WHAT THE TASK REQUIRES
Write out, word for word, every line from the first one through the line that holds "from matplotlib import font_manager as fm", and nothing else; skip the pictures.

— begin —

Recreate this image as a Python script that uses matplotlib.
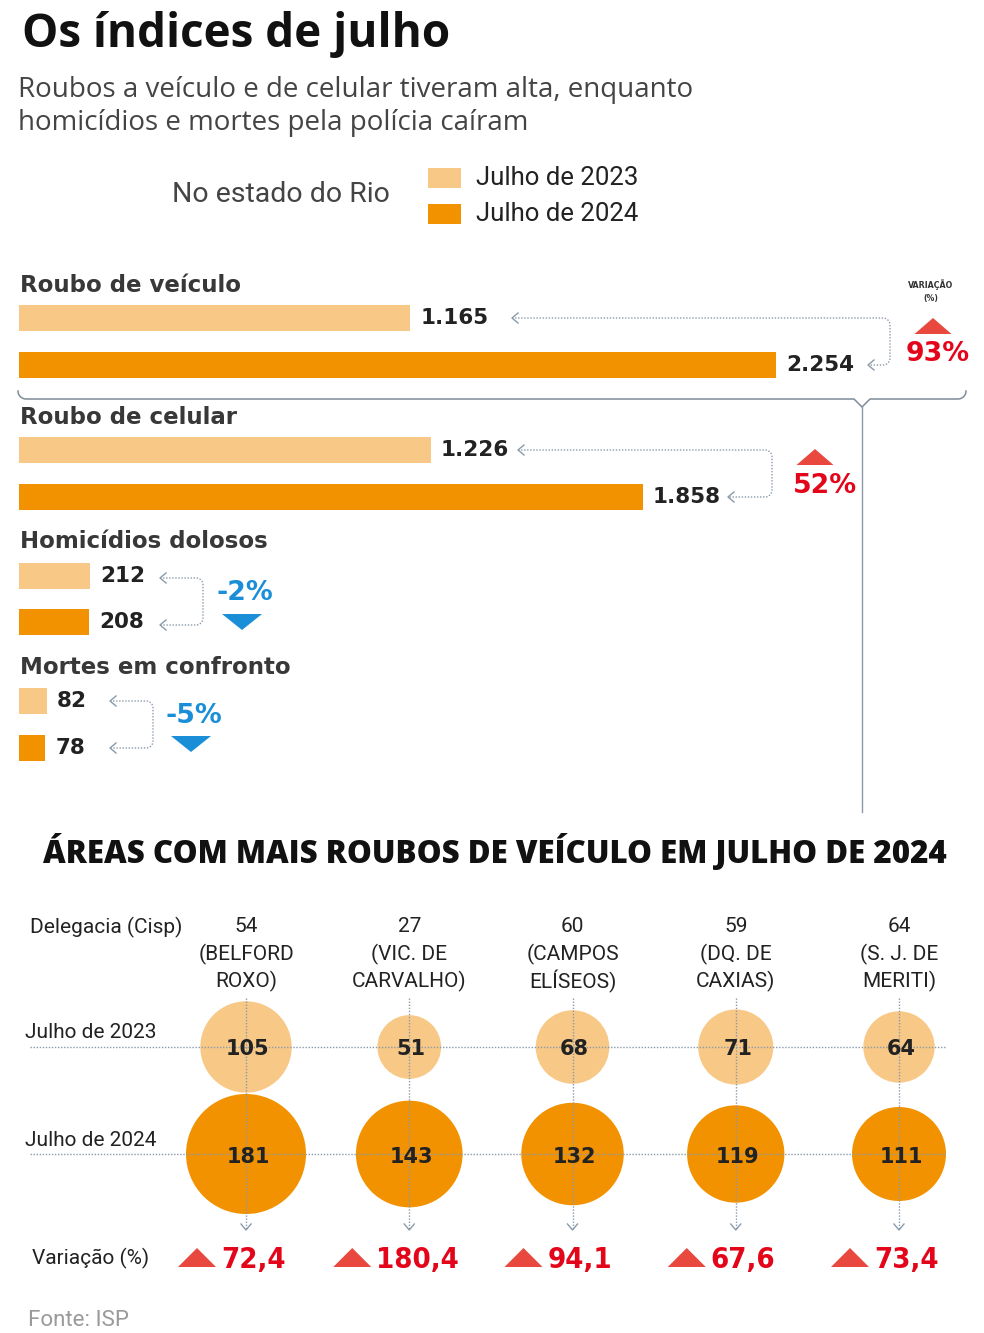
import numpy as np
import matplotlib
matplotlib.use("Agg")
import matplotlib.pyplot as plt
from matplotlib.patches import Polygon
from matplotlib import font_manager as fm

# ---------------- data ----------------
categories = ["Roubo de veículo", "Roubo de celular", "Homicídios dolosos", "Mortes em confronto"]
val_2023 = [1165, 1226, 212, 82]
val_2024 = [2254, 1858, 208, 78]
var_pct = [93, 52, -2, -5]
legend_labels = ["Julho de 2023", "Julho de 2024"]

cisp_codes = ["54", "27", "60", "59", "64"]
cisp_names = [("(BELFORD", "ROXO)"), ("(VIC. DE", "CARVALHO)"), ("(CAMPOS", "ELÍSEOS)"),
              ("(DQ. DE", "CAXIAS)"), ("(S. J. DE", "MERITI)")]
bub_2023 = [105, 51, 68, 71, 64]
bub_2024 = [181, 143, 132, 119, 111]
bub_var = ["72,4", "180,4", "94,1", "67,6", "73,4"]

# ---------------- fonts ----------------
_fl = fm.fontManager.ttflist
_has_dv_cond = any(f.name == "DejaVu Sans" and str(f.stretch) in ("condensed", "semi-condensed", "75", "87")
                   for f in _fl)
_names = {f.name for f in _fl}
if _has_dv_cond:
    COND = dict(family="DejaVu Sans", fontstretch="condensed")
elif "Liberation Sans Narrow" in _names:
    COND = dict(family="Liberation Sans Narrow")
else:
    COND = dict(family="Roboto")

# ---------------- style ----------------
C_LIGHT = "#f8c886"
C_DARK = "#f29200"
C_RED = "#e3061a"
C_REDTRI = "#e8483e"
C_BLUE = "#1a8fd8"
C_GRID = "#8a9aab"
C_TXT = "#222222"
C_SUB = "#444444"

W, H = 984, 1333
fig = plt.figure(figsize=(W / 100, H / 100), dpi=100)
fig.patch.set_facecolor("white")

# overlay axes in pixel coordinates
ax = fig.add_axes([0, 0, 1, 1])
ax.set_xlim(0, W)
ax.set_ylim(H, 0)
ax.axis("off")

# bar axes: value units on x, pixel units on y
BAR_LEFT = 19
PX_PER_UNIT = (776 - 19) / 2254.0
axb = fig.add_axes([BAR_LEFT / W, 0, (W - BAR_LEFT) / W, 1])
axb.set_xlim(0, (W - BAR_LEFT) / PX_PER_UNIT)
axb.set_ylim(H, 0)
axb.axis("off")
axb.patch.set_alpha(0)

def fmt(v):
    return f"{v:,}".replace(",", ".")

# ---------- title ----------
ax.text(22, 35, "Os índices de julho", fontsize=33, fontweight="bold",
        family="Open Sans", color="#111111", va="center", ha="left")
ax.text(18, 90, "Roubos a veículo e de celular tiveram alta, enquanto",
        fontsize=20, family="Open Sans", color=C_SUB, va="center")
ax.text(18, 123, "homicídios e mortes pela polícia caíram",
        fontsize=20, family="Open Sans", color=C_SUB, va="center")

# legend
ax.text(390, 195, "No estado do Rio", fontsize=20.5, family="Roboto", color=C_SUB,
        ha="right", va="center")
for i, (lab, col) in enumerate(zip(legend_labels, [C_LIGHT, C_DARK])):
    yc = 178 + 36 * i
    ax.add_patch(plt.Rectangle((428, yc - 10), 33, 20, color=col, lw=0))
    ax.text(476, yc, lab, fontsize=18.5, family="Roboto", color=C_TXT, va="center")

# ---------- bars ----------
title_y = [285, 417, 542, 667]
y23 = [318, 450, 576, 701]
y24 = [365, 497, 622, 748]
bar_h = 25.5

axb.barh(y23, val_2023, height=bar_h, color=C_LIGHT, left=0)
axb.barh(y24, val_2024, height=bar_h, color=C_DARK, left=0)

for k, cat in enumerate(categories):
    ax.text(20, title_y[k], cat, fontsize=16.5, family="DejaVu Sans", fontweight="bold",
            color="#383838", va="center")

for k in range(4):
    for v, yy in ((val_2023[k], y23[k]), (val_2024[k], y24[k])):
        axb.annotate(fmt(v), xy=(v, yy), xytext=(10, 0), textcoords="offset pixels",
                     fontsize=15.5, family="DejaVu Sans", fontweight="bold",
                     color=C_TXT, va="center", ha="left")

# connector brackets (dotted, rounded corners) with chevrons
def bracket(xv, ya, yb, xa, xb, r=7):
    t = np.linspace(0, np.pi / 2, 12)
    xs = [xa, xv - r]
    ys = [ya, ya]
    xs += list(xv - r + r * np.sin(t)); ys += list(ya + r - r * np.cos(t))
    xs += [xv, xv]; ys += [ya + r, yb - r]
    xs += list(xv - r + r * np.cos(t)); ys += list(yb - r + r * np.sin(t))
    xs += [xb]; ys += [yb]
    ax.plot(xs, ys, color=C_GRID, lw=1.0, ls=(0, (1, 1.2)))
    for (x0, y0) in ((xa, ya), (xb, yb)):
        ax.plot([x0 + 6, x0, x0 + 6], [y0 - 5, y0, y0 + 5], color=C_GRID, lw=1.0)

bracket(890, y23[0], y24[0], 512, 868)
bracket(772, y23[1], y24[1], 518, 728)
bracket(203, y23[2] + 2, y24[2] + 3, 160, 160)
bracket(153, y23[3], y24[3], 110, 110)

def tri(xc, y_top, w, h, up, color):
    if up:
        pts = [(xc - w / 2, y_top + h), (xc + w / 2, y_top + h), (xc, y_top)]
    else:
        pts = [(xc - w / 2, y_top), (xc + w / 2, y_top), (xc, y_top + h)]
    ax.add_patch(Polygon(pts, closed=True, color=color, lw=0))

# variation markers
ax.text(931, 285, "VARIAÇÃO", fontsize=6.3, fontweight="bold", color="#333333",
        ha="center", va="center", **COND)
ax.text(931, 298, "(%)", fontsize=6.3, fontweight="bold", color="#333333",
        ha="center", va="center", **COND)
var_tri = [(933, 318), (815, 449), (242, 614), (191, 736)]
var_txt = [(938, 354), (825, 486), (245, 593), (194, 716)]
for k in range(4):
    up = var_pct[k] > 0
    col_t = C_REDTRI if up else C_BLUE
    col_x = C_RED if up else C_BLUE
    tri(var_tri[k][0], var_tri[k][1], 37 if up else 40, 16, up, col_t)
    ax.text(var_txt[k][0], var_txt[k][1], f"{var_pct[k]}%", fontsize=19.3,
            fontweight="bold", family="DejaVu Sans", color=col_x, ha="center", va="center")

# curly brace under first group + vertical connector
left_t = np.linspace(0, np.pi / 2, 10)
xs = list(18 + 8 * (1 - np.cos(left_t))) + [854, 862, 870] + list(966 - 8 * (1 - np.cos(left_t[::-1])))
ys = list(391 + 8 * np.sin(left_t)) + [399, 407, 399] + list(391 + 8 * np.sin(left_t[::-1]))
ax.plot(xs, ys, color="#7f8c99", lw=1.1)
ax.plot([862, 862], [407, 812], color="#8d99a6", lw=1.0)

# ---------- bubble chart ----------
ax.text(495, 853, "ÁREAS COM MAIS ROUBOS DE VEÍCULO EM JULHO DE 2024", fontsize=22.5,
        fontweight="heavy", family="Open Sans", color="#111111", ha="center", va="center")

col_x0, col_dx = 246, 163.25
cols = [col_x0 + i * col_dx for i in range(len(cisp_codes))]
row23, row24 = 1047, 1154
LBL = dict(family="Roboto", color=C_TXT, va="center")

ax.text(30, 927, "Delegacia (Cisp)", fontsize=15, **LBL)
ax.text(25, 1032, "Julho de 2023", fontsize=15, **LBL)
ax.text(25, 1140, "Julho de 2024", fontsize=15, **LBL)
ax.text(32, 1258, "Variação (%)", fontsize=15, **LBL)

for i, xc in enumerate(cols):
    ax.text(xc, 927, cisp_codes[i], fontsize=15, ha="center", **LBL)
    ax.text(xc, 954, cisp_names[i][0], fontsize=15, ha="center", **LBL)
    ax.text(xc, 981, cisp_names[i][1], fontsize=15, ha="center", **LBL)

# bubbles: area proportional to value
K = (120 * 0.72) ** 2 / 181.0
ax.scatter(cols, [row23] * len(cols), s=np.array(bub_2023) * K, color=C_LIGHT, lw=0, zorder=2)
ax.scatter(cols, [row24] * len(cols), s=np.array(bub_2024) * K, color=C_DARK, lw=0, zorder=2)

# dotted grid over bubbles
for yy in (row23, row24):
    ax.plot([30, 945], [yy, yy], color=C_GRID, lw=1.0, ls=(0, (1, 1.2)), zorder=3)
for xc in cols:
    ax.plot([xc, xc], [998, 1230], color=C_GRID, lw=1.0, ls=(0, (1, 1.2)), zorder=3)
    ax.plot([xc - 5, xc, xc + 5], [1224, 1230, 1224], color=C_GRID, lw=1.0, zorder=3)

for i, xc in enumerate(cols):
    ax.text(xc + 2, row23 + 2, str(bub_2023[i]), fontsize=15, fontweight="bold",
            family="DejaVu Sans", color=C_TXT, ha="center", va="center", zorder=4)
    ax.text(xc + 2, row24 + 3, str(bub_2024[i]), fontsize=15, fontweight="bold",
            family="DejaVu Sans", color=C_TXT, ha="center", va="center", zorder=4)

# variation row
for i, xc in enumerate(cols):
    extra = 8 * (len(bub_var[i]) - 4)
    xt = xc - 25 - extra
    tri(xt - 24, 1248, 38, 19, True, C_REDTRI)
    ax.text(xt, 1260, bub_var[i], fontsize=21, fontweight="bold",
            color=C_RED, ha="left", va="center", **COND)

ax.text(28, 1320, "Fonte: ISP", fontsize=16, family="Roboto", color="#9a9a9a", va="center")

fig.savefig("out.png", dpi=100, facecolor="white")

— end —

WRITTEN RESPONSE
Recreate this image as a Python script that uses matplotlib.
import numpy as np
import matplotlib
matplotlib.use("Agg")
import matplotlib.pyplot as plt
from matplotlib.patches import Polygon
from matplotlib import font_manager as fm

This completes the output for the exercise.